Если от мифов чувственных обратиться к мифам ценностным, то наводнение и здесь имеет мощный эйфорический потенциал. Благодаря ему прессе нетрудно было развернуть сюжет о солидарности людей, день за днем показывая паводок как сплачивающее их событие. Главным образом это связано с предсказуемостью бедствия; в частности, газеты особенно активно, с каким-то жаром указывали заранее, в какой день паводок достигнет максимальной отметки; установив с почти научной точностью срок, когда разразится беда, людям предоставляли время совместно и разумно выработать защиту от нее — возвести дамбы, законопатить щели, эвакуировать население.

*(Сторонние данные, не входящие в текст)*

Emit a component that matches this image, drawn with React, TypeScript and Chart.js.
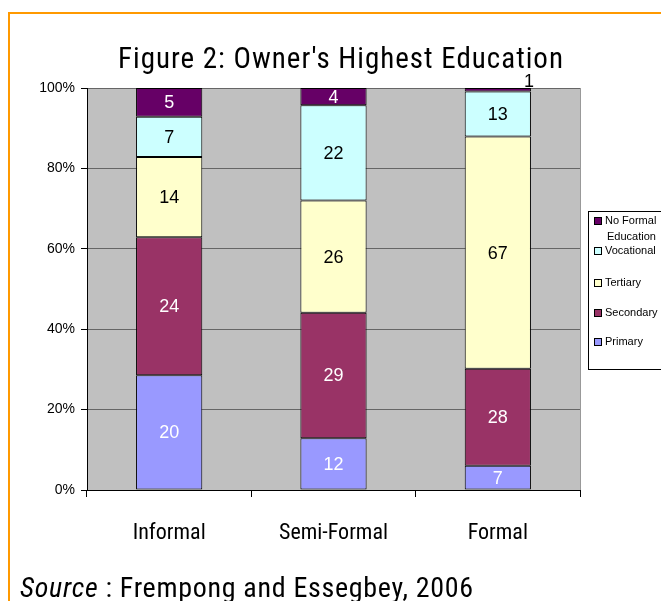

Это эйфория удачного приема — все равно как успеть убрать урожай или сохнущее белье до начала грозы, или когда в приключенческом романе в последний момент поднимают крепостной мост — вообще, когда с природой борются одним лишь опережением.
Поскольку паводок грозил и Парижу, он мог даже облечься в мифологию сорок восьмого года: парижане стали строить «баррикады»1, уличными булыжниками обороняя свой город от враждебной реки. Такой легендарный способ сопротивления обладает немалым обаянием, опираясь на поддержку таких образов, как волнолом, оборонительный вал или же песчаная крепость, которую сооружают дети на пляже, стараясь успеть до наступления прилива. Это дело — более благородное, чем откачивать воду из подвалов, — последнее не давало прессе никаких эффектов, ибо консьержки не могли понять, зачем выбирать из подвалов воду, спуская ее обратно в разлившуюся реку. Лучше уж было разрабатывать миф о военной мобилизации: армия приходит на помощь, на надувных моторных лодках вывозит «детей, стариков и больных», разыгрываются библейские сцены с перегоном скота в безопасное место — точь-в-точь как Ной торопливо нагружал ковчег. Ибо миф о ковчеге — блаженный миф: в ковчеге человечество отделяет себя от стихии, в нем оно сплачивается и вырабатывает необходимое сознание своих способностей, из самой беды добывая уверенность в том, что мир можно переустроить по своей воле.